Well the holidays are gone now. I'm back in Philly working my crummy job, being ridiculed and unappreciated. Christmas this year was okay, but it just didn't feel like Christmas. Sure all the gifts I got were nice and thoughtful, but I don't even care about it. I feel like I am so past the whole giving and receiving of gifts anymore. Sure, it's nice to get stuff, and it's also nice to make others happy, but I definitly think I am going to try go go about it another way next year. Every day I see such poverty that I couldn't help spending the entire day feeling guilty for all the money people spent on me, and I spent on them. It's all so pointless. I guess most of all having my famiily together for the day would have been better than any item money could buy.

New years was alright, had a fun time hanging out with Nate and Gay. Just sat around and chilled all day. 2007 was honestly the most terrible year that I have experienced thus far. I have really laid alot of goals out for myself to make this year more rewarding and to stop spending so much time being a miserable beyotch. I want to eat healthier and maintain a healthier lifestyle in general. I would like to spend more time doing this like reading and learning and spending less time doing things like being on myspace. I intend on learning how to speak Polish.

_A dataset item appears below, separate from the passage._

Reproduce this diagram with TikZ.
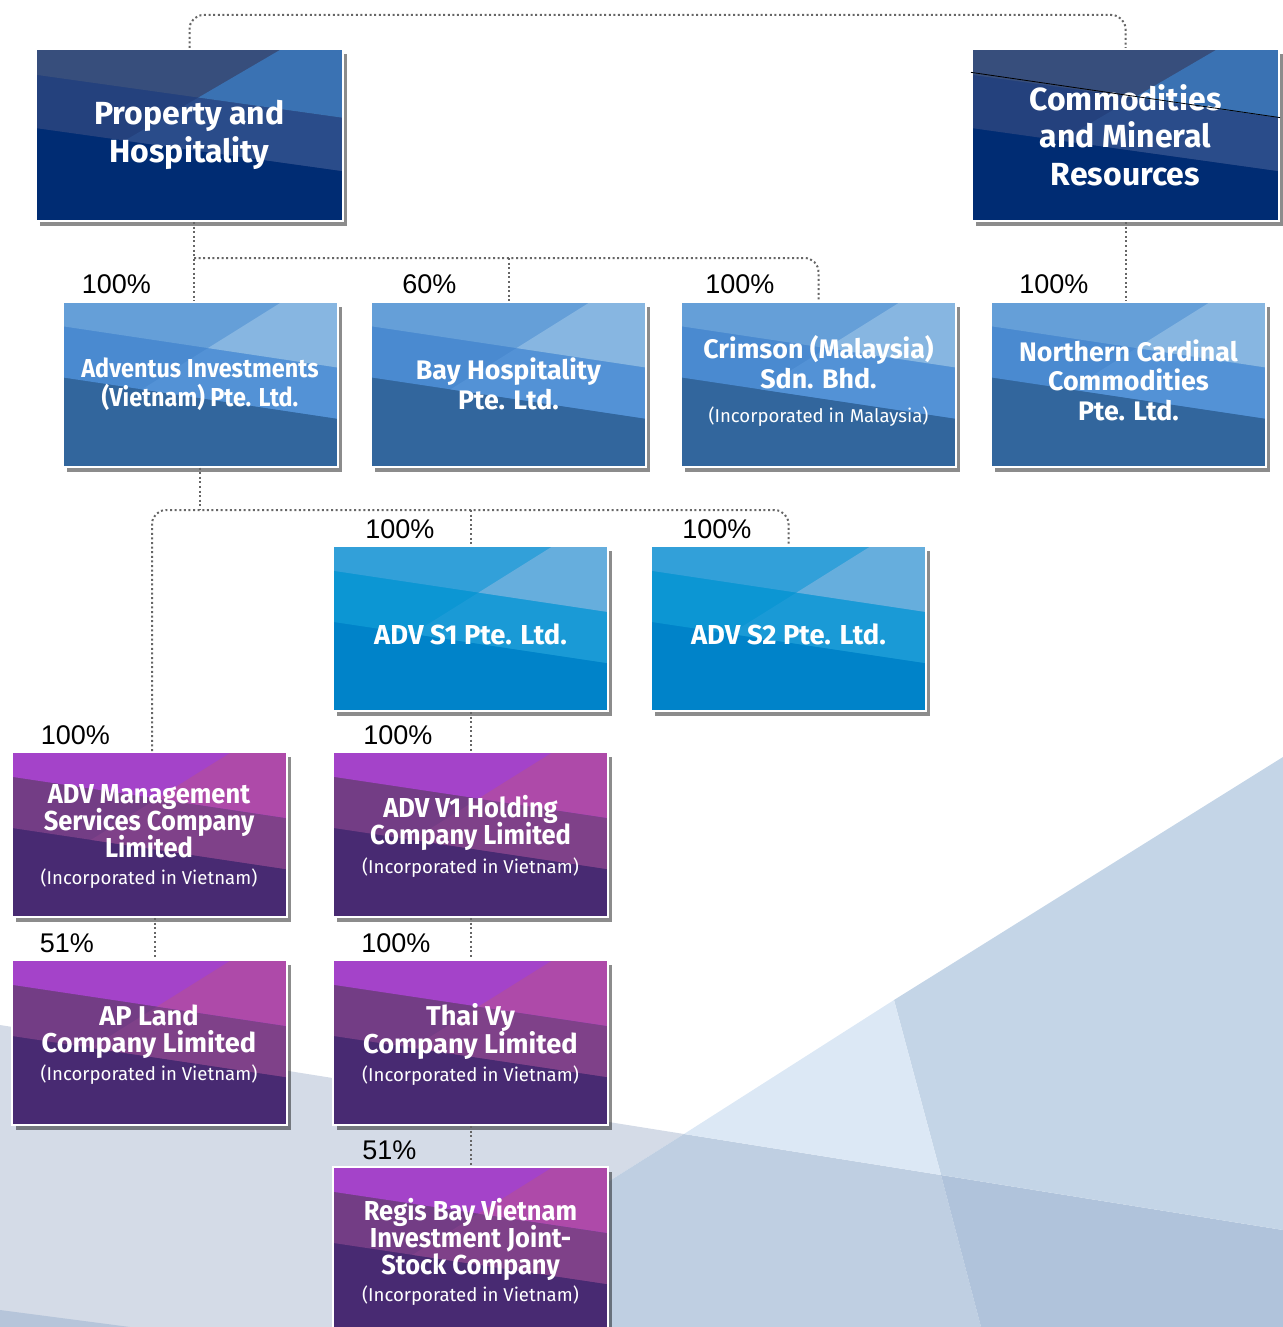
\documentclass[tikz,border=0pt]{standalone}
\usepackage{fontspec}
\newfontfamily\boxfont{Fira Sans}
\newfontfamily\condfont[FakeStretch=0.9]{Fira Sans}
\newfontfamily\narrowfont[FakeStretch=0.93]{Fira Sans}
\newfontfamily\pctfont{Liberation Sans}
\usetikzlibrary{positioning,calc,shadows}

\definecolor{navyA}{HTML}{374E7C}
\definecolor{navyB}{HTML}{3A72B3}
\definecolor{navyC}{HTML}{24417D}
\definecolor{navyD}{HTML}{2A4C8A}
\definecolor{navyE}{HTML}{002C73}
\definecolor{blueA}{HTML}{659FD8}
\definecolor{blueB}{HTML}{87B6E1}
\definecolor{blueC}{HTML}{4A8AD0}
\definecolor{blueD}{HTML}{5392D6}
\definecolor{blueE}{HTML}{32669D}
\definecolor{skyA}{HTML}{32A0D9}
\definecolor{skyB}{HTML}{66AEDD}
\definecolor{skyC}{HTML}{0C96D3}
\definecolor{skyD}{HTML}{1A9AD6}
\definecolor{skyE}{HTML}{0083C9}
\definecolor{plumA}{HTML}{A443C9}
\definecolor{plumB}{HTML}{AE4AA9}
\definecolor{plumC}{HTML}{733D85}
\definecolor{plumD}{HTML}{7F4189}
\definecolor{plumE}{HTML}{482A72}
\definecolor{bgGray}{HTML}{D4DBE7}
\definecolor{bgPale}{HTML}{DCE8F5}
\definecolor{bgLight}{HTML}{C4D5E7}
\definecolor{bgMid}{HTML}{BFCFE2}
\definecolor{bgDark}{HTML}{B0C3DB}
\definecolor{bgSliver}{HTML}{B6C5DA}

\newcommand{\incorp}[1]{{\fontsize{9.3}{11}\boxfont\mdseries (Incorporated in #1)}}
\newcommand{\tightlines}{\lineskiplimit=-20pt\relax}

\begin{document}
\begin{tikzpicture}[x=0.5pt, y=-0.5pt,
    boxfill/.style n args={5}{fill=#5, path picture={
        \coordinate (nw) at (path picture bounding box.north west);
        \coordinate (ne) at (path picture bounding box.north east);
        \coordinate (sw) at (path picture bounding box.south west);
        \coordinate (se) at (path picture bounding box.south east);
        \coordinate (l1) at ($(nw)!0.15!(sw)$);
        \coordinate (r1) at ($(ne)!0.40!(se)$);
        \coordinate (l2) at ($(nw)!0.46!(sw)$);
        \coordinate (r2) at ($(ne)!0.71!(se)$);
        \coordinate (d0) at ($(nw)!0.80!(ne)$);
        \coordinate (d1) at ($(l1)!0.529!(r1)$);
        \coordinate (d2) at ($(l2)!0.289!(r2)$);
        \fill[#3] (nw) -- (ne) -- (r2) -- (l2) -- cycle;
        \fill[#4] (d1) -- (r1) -- (r2) -- (d2) -- cycle;
        \fill[#1] (nw) -- (ne) -- (r1) -- (l1) -- cycle;
        \fill[#2] (d0) -- (ne) -- (r1) -- (d1) -- cycle;}},
    orgbox/.style={draw=white, line width=1pt, text=white, align=center, inner sep=2pt,
        drop shadow={shadow xshift=2.2pt, shadow yshift=-2.5pt, fill=black, opacity=0.45}},
    headbox/.style={orgbox, boxfill={navyA}{navyB}{navyC}{navyD}{navyE},
        minimum width=153.5pt, minimum height=86pt, font=\fontsize{16}{18.7}\boxfont\bfseries\tightlines},
    subbox/.style={orgbox, boxfill={blueA}{blueB}{blueC}{blueD}{blueE},
        minimum width=137.5pt, minimum height=82.5pt, font=\fontsize{13.4}{14.8}\boxfont\bfseries\tightlines},
    skybox/.style={orgbox, boxfill={skyA}{skyB}{skyC}{skyD}{skyE}, text height=16pt, text depth=0pt,
        minimum width=137.5pt, minimum height=82.5pt, font=\fontsize{13.7}{15}\boxfont\bfseries},
    plumbox/.style={orgbox, boxfill={plumA}{plumB}{plumC}{plumD}{plumE}, text depth=0pt,
        minimum width=137.5pt, minimum height=82.5pt, font=\fontsize{13.7}{13.5}\narrowfont\bfseries\tightlines},
    link/.style={draw=black!60, line width=1pt, dash pattern=on 1pt off 1.3pt, rounded corners=7pt},
    pct/.style={font=\fontsize{13.5}{16}\pctfont, anchor=base west, inner sep=0pt}
]
\useasboundingbox (0,0) rectangle (1283,1327);

% Background
\fill[bgGray] (0,1025) -- (684,1134) -- (378,1327) -- (0,1327) -- cycle;
\fill[bgSliver] (0,1310) -- (130,1327) -- (0,1327) -- cycle;
\fill[bgMid] (684,1134) -- (941,1175) -- (981,1327) -- (378,1327) -- cycle;
\fill[bgDark] (941,1175) -- (1283,1230) -- (1283,1327) -- (981,1327) -- cycle;
\fill[bgLight] (894,1000) -- (1283,757) -- (1283,1230) -- (941,1175) -- cycle;
\fill[bgPale] (894,1000) -- (941,1175) -- (684,1134) -- cycle;

% Boxes
\node[headbox] (prop) at (189.5,135) {Property and\\Hospitality};
\node[headbox] (comm) at (1125.5,135) {Commodities\\and Mineral\\Resources};

\node[subbox, font=\fontsize{13}{14.8}\condfont\bfseries] (adv) at (200,384) {Adventus Investments\\(Vietnam) Pte. Ltd.};
\node[subbox] (bay) at (508.5,384) {Bay Hospitality\\Pte. Ltd.};
\node[subbox, text depth=5pt] (crim) at (818.5,384) {Crimson (Malaysia)\\Sdn. Bhd.\\[2pt]\incorp{Malaysia}};
\node[subbox, text depth=4pt] (ncc) at (1128.5,384) {Northern Cardinal\\Commodities\\Pte. Ltd.};

\node[skybox] (s1) at (470.5,628.5) {ADV S1 Pte. Ltd.};
\node[skybox] (s2) at (788.5,628.5) {ADV S2 Pte. Ltd.};

\node[plumbox] (mgmt) at (149,834.5) {ADV Management\\Services Company\\Limited\\\incorp{Vietnam}};
\node[plumbox] (v1) at (470.5,834.5) {ADV V1 Holding\\Company Limited\\[1pt]\incorp{Vietnam}};
\node[plumbox, font=\fontsize{13.6}{13.8}\boxfont\bfseries\tightlines] (apl) at (149,1042.5) {AP Land\\Company Limited\\\incorp{Vietnam}};
\node[plumbox, font=\fontsize{13.6}{13.8}\boxfont\bfseries\tightlines] (thai) at (470.5,1042.5) {Thai Vy\\Company Limited\\\incorp{Vietnam}};
\node[plumbox] (regis) at (470.5,1249.5) {Regis Bay Vietnam\\Investment Joint-\\Stock Company\\\incorp{Vietnam}};

\draw[black, line width=0.4pt] ($(comm.north west)!0.14!(comm.south west)$) -- ($(comm.north east)!0.40!(comm.south east)$);

% Links
\coordinate (j1) at (194,258);
\coordinate (j2) at (198,510);
\draw[link] (prop.north) -- ++(0,-33) -| (comm.north);
\draw[link] (prop.south -| j1) -- (j1) -- (adv.north -| j1);
\draw[link] (j1) -| (crim.north);
\draw[link] (bay.north |- j1) -- (bay.north);
\draw[link] (comm.south) -- (comm.south |- ncc.north);
\draw[link] (adv.south) -- (adv.south |- j2);
\draw[link] ([xshift=1.5pt]mgmt.north) |- (j2) -| (s2.north);
\draw[link] (s1.north |- j2) -- (s1.north);
\foreach \a/\b in {s1/v1, v1/thai, thai/regis} {
    \draw[link] (\a) -- (\b);
}
\draw[link] ([xshift=3pt]mgmt.south) -- ([xshift=3pt]apl.north);

% Shares
\foreach \b/\p/\dx in {adv/100/20, bay/60/32, crim/100/25, ncc/100/29, s1/100/33, s2/100/32,
    mgmt/100/30, v1/100/31, apl/51/29, thai/100/29, regis/51/30} {
    \node[pct] (p-\b) at ([shift={(\dx,-7)}]\b.north west) {\p\%};
}

\end{tikzpicture}
\end{document}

It would also be nice to make some new friends because I really dont have any down here right now, with the exception of Nate and Gay. I want to stop being such a pessimist all the time and learn to make the best of things and appreciate what I have. Maybe I can finally find out whatever my calling is in life, because I am sick of working these miserable jobs.

Also, I want it to get warm so I can ride my bike.